Dicha sencillez la hereda su adaptación cinematográfica, salvo por las cuatro escenas en el presente de 1986 que Antonio Giménez-Rico añade respecto al original literario. En El disputado voto del Sr. Cayo (1986) de Giménez-Rico se me antoja un añadido innecesario que estropea el conjunto, aunque supongo que él y su coguionista Manuel Matji lo verían de otro modo. Innecesario porque, más allá de una justificación de que se ha escrito el guion literario —el técnico, colocación de cámara, sus movimientos y encuadres, así como la iluminación compete al director, que es quien debe darle su forma audiovisual—, la novela prácticamente funciona como guion, pero, más que nada, porque esos añadidos cierran lo que Delibes deja abierto, así como adulteran el mensaje y el interrogante acerca de la realidad que Víctor (Juan Luis Galiardo) descubre en su viaje por el rural vacío, debido al éxodo, donde se produce su encuentro con Cayo (y su posterior deslumbramiento y desencanto).

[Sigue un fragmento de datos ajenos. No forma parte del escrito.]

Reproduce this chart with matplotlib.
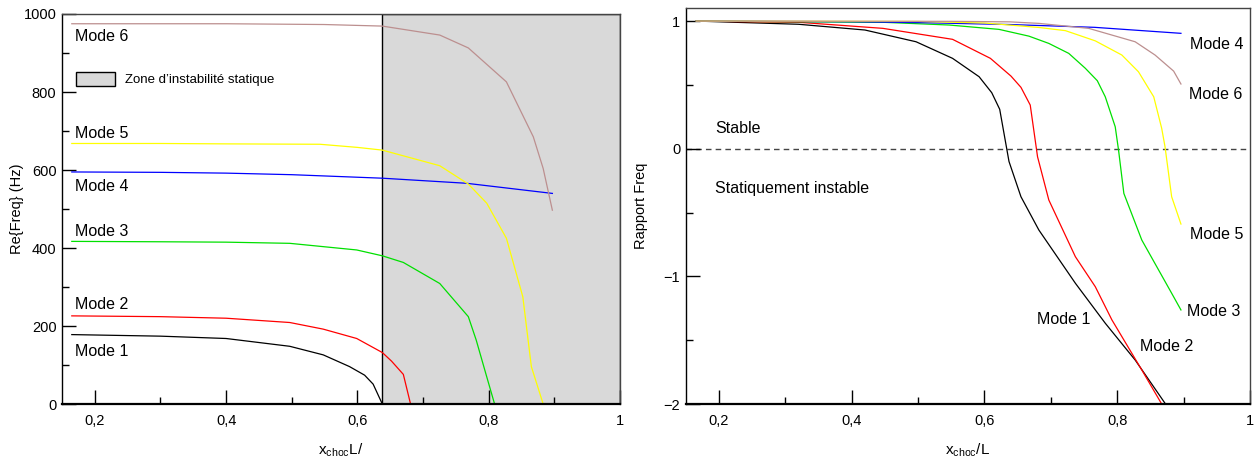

Es decir, con las escenas de 1986, aparte de romper el ritmo y el tono, con su uso del blanco y negro o de la lluvia que se nota fruto de mangueras, Giménez-Rico cae en lo que considero el error de cambiar la mirada del relato —algo, por otra parte, totalmente lícito, pues se trata de su obra, no de la de Delibes—, en querer explicar y cerrar la transición, restando de ese modo a las ideas que se introducen durante el viaje —el feminismo de Laly (Lydia Bosch) o el hedonismo de la juventud representada en Rafa (Iñaki Miramón)— y en el encuentro con Cayo, personaje interpretado por Francisco Rabal, a quien no me creo en su papel, pues siempre veo al actor, a pesar de la ropa y los gestos tan estudiados para su recreación —la interpretación más lograda es la de Juan Luis Galiardo—, por muy caracterizado que esté y por mucho que a Rabal le pareciese uno de sus mejores papeles, tal como recuerda en Si yo te contara: <<Trabajé a fondo el personaje y creo —así me lo han confirmado personas en cuya sensibilidad confío— que se trata de una de mis interpretaciones más sinceras, por no decir de las mejores>>…



Francisco Rabal: Si yo te contará. Memorias recogidas y ordenadas por Agustín Cerezales. El País Aguilar, Madrid, 1994.